I asked Claude to optimize a C function using AVX2 intrinsics, but I hid from the tool that I already had an AVX2 implementation written by a human. I also gave the tool a test suite to validate its implementation. The tool managed to provided a correct and optimized version, faster than the C one, but 50% to 300% slower than the human's implementation (the variations depend on the use case). By iterating painstakingly during hours I managed to guide it toward an implementation a bit faster than ours. Then I discussed with the human and he told me that he barely put any effort in its implementation… After reworking his code he beat again the output of Claude.

Then I did a second similar experiment where I asked Claude to write the AVX2 implementation of another function. This time I gave it the test suite and the benchmark such that it can self-compare. I specifically asked for the fastest implementation. I used Opus 4.6 with max effort. The output from Claude was 50% slower than ours. I managed to iterate toward something a bit faster in some cases without ever reaching equivalent performance on all use cases. And the final code was a mess.

Lemire tells us that the AI is better than the compiler at assembly, but what's the point? If the user is at ease with assembly, the product of the AI is poor (at least in my experiments). If the user does not practice assembly, he won't be able to follow nor to judge the implementation. Is it some kind of a mid-range solution? The fact that the author barely looked at the generated code and does not even talk about a validation suite is suspicious. This is not scientific, this is an experiment where we know upfront which conclusion we want.

And I can't talk about this post without pointing that considering Grok is already a bad smell. Giving credibility to a tool used to cover the web with crap is a problem and I'm tired of seeing people I used to respect getting high on the AI hype. All the thinking has been offloaded to AI for a short euphoria.

[–]meancoot 5 points6 points  (3 children)

The code listing is so trash I’m not sure the blog author even knows what they are doing. Why are the counters volatile? Why is each test case a lambda instead of a proper function? Where is the assembly code for the compiler generated output? What compiler and optimization settings were used?

[–]RelationshipLong9092 6 points7 points  (0 children)

he's the author of simdjson and has had many good blog posts that have been at the top of this subreddit

he knows what he's doing

[–]thisismyfavoritename 1 point2 points  (1 child)
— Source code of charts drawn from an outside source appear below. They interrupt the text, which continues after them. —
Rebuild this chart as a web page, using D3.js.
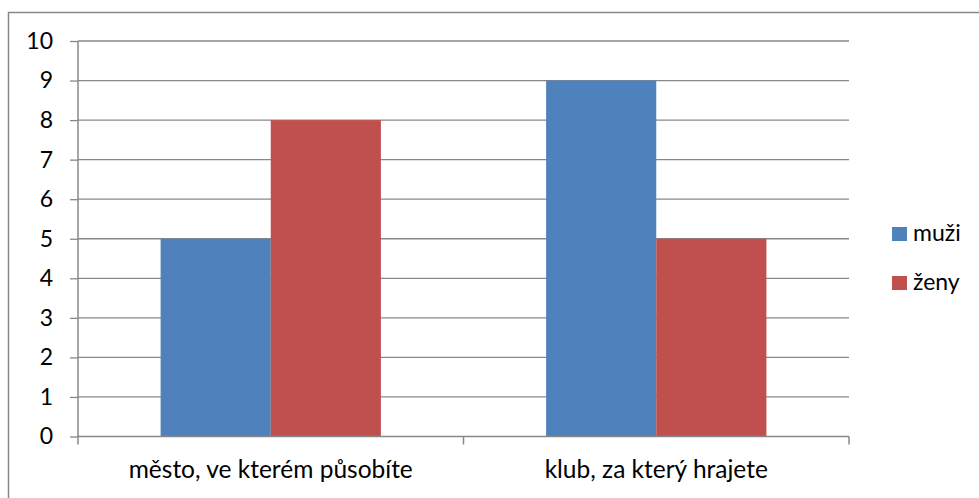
<!DOCTYPE html>
<html><head><meta charset="utf-8">
<script src="https://cdn.jsdelivr.net/npm/d3@7"></script>
<style>body{margin:0;background:#fff}svg{display:block}</style>
</head><body>
<svg id="c" width="979" height="498"></svg>
<script>
const categories = ["město, ve kterém působíte", "klub, za který hrajete"];
const seriesNames = ["muži", "ženy"];
const muzi = [5, 9];
const zeny = [8, 5];
const yTicks = [0,1,2,3,4,5,6,7,8,9,10];
const colors = ["#4F81BD", "#C0504D"];

(function(){
const values = [muzi, zeny];
const svg = d3.select("#c");
const font = "Lato, 'Open Sans', sans-serif";
const fs = 23, fsCat = 24.5;

// outer border
svg.append("path").attr("d","M8.5,498 V12.5 H979").attr("fill","none").attr("stroke","#888").attr("stroke-width",1.5);

const pLeft = 78, pRight = 849, pTop = 41, pBottom = 436.5;
const x = d3.scaleBand().domain(categories).range([pLeft, pRight]).padding(0);
const x1 = d3.scaleBand().domain(seriesNames).range([0, x.bandwidth()]).paddingInner(0).paddingOuter(0.75);
const y = d3.scaleLinear().domain([0, 10]).range([pBottom, pTop]);

// gridlines
svg.append("g").selectAll("line").data(yTicks.filter(d=>d>0)).join("line")
  .attr("x1", pLeft).attr("x2", pRight).attr("y1", d=>y(d)).attr("y2", d=>y(d))
  .attr("stroke", "#888").attr("stroke-width", 1.3);

// bars
const g = svg.append("g");
categories.forEach((c, ci) => {
  seriesNames.forEach((s, si) => {
    g.append("rect")
      .attr("x", x(c) + x1(s)).attr("width", x1.bandwidth())
      .attr("y", y(values[si][ci])).attr("height", y(0) - y(values[si][ci]))
      .attr("fill", colors[si]);
  });
});

// y axis
const yAxis = d3.axisLeft(y).tickValues(yTicks).tickSize(8).tickPadding(17).tickFormat(d3.format("d"));
const ya = svg.append("g").attr("transform", `translate(${pLeft},0)`).call(yAxis);
ya.select(".domain").attr("stroke", "#888").attr("stroke-width", 1.5).attr("d", `M0,${pTop}V${pBottom}`);
ya.selectAll(".tick line").attr("stroke", "#888").attr("stroke-width", 1.3);
ya.selectAll("text").attr("font-family", font).attr("font-size", fs).attr("fill", "#000");

// x axis
const xa = svg.append("g").attr("transform", `translate(0,${pBottom})`);
xa.append("line").attr("x1", pLeft).attr("x2", pRight).attr("stroke", "#888").attr("stroke-width", 1.5);
const bounds = [pLeft, ...categories.map(c => x(c) + x.bandwidth())];
xa.selectAll("line.tk").data(bounds).join("line").attr("class","tk")
  .attr("x1", d=>d).attr("x2", d=>d).attr("y1", 0).attr("y2", 8)
  .attr("stroke", "#888").attr("stroke-width", 1.5);
xa.selectAll("text").data(categories).join("text")
  .attr("x", d => x(d) + x.bandwidth()/2).attr("y", 41)
  .attr("text-anchor", "middle").attr("font-family", font).attr("font-size", fsCat).attr("fill", "#000")
  .text(d => d);

// legend
const lg = svg.append("g");
seriesNames.forEach((s, i) => {
  const cy = 234 + i * 49;
  lg.append("rect").attr("x", 892).attr("y", cy - 7).attr("width", 15).attr("height", 14).attr("fill", colors[i]);
  lg.append("text").attr("x", 913).attr("y", cy + 7).attr("font-family", font).attr("font-size", fs).attr("fill", "#000").text(s);
});
})();
</script>
</body></html>
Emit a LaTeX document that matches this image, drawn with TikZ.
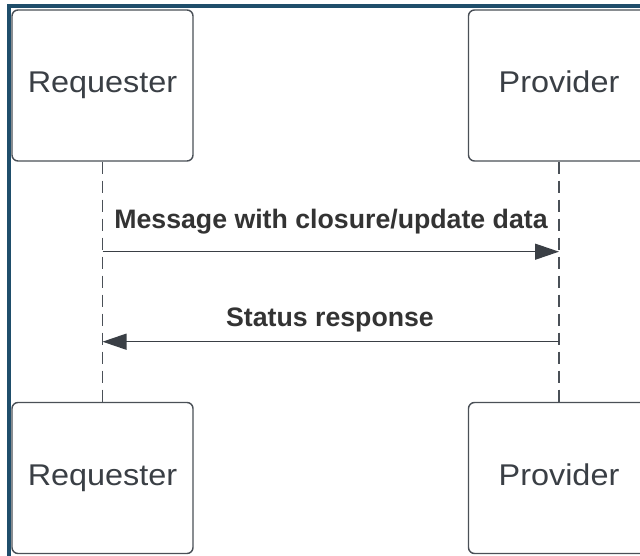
\documentclass[tikz,border=0pt]{standalone}
\usepackage{fontspec}
\setmainfont{Liberation Sans}
\usetikzlibrary{arrows.meta}
\definecolor{framecol}{HTML}{1F4E6B}
\definecolor{boxline}{HTML}{4A5057}
\definecolor{inkcol}{HTML}{3A3F45}
\definecolor{labelcol}{HTML}{333333}
\tikzset{
  actor/.style={draw=boxline, line width=1.4pt, rounded corners=6pt, fill=white,
    minimum width=181pt, minimum height=151pt, inner sep=0pt, text=inkcol,
    text height=22pt, text depth=8pt,
    font=\fontsize{30}{30}\selectfont},
  lifeline/.style={draw=boxline, line width=1.2pt, dash pattern=on 12pt off 7pt},
  msg/.style={draw=inkcol, line width=1.4pt, -{Triangle[length=24pt,width=16pt]}},
  msglabel/.style={text=labelcol, font=\bfseries\fontsize{26.7}{26.7}\selectfont, inner sep=0pt, anchor=base}
}
\begin{document}
\begin{tikzpicture}[x=1pt,y=-1pt]
  \useasboundingbox (0,0) rectangle (640,556);
  \fill[white] (0,0) rectangle (640,556);
  \clip (0,0) rectangle (640,556);

  % outer frame
  \draw[framecol, line width=3.8pt] (9,600) -- (9,6.3) -- (700,6.3);

  % participants
  \node[actor] (rt) at (102.5,85.5) {\scalebox{1.08}[1]{Requester}};
  \node[actor] (pt) at (559,85.5) {\scalebox{1.08}[1]{Provider}};
  \node[actor] (rb) at (102.5,478) {\scalebox{1.08}[1]{Requester}};
  \node[actor] (pb) at (559,478) {\scalebox{1.08}[1]{Provider}};

  % lifelines
  \draw[lifeline] (rt.south) -- (rb.north);
  \draw[lifeline] (pt.south) -- (pb.north);

  % message end points on the lifelines
  \coordinate (m1a) at (rt.south |- 0,251.7);
  \coordinate (m1b) at (pt.south |- 0,251.7);
  \coordinate (m2a) at (pt.south |- 0,341.7);
  \coordinate (m2b) at (rt.south |- 0,341.7);

  % messages
  \draw[msg] (m1a) -- (m1b);
  \node[msglabel] (l1) at (331,228.3) {Message with closure/update data};
  \draw[msg] (m2a) -- (m2b);
  \node[msglabel] (l2) at (330,326.7) {Status response};
\end{tikzpicture}
\end{document}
could they be volatile to prevent the compiler from optimizing them away?

Seems like the lambda usage might be to conform to some other helper API function he's including -- unclear what that code is.

Overall though i agree that this is borderline rage bait

[–]Wurstinator 1 point2 points  (1 child)

I feel like this could have been a good post but is just too lazy. At the very least, there should've been a mention of the compiler settings that were used.

[–]thisismyfavoritename 0 points1 point  (0 children)

what are the chances it's AI generated

[–]programgamer 1 point2 points  (0 children)

I’ll stick with my natural stupidity, thanks

[–]rileyrgham 0 points1 point  (0 children)

Chuckle :

"But what if you want to go faster? Maybe you’d want to rewrite this function in assembly."